Dovilė Šakalienė, a Lithuanian lawmaker who led parliamentary efforts in the country to designate China's treatment of Uyghurs as genocide, was among those blacklisted.

  • "I believe that the European Union, probably for the first time in decades, is now understanding more and more how dangerous the People's Republic of China is," Šakalienė told Axios in an interview.

The backdrop: Lithuania is a tiny Baltic nation whose economy is 1/270th the size of China's, but it's been at the forefront of European efforts to confront Beijing's authoritarianism.

  • That's made it the target of an unprecedented campaign of economic coercion by China.
  • "It's extraordinary," President Biden's nominee for ambassador to China, Nick Burns, testified in his confirmation hearing. "The Chinese government has launched an intensive intimidation campaign ... and the Lithuanians have stood up and they've held their ground. They deserve our support."

Between the lines: Šakalienė, who is also a co-chair of the Inter-Parliamentary Alliance on China, says she and other Lithuanians whose families were persecuted by the Soviets draw heavily from those memories of repression.

  • "Our very close-up, firsthand experience with a communist regime helps us understand how propaganda of communists works and how tough it is to be a small part of land surrounded by a huge, bloody regime," she said.
  • "If the world does not support you and you are left alone, it's very easy to fall into despair."

What to watch: Much of Europe's hardline rhetoric on China comes from members of the European Parliament, which has little control over the EU's executive institutions, or national lawmakers who aren't in government.

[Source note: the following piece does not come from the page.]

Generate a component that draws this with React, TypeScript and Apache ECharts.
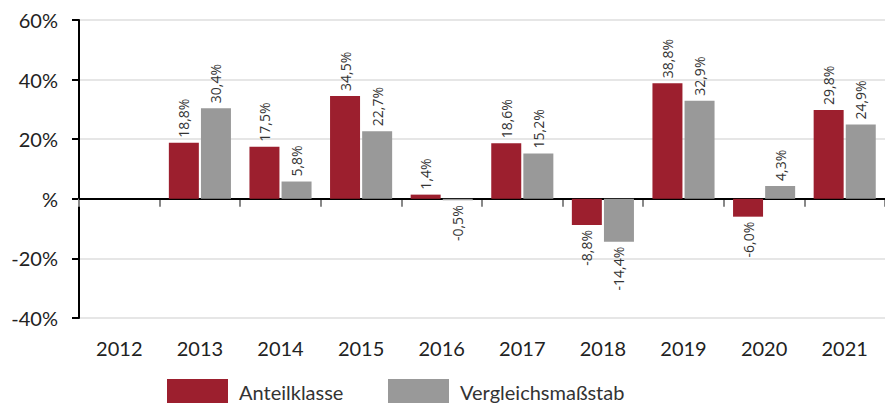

  • Lithuania aside, there's "a tendency to be critical of China when you're not holding the reins of power," says Noah Barkin, an expert on Europe-China relations at the Rhodium Group.
  • That theory will be tested by the next German government, in which a pair of junior parties are pushing the coalition to take a harder line on Beijing, rather than continue Angela Merkel's pro-engagement legacy.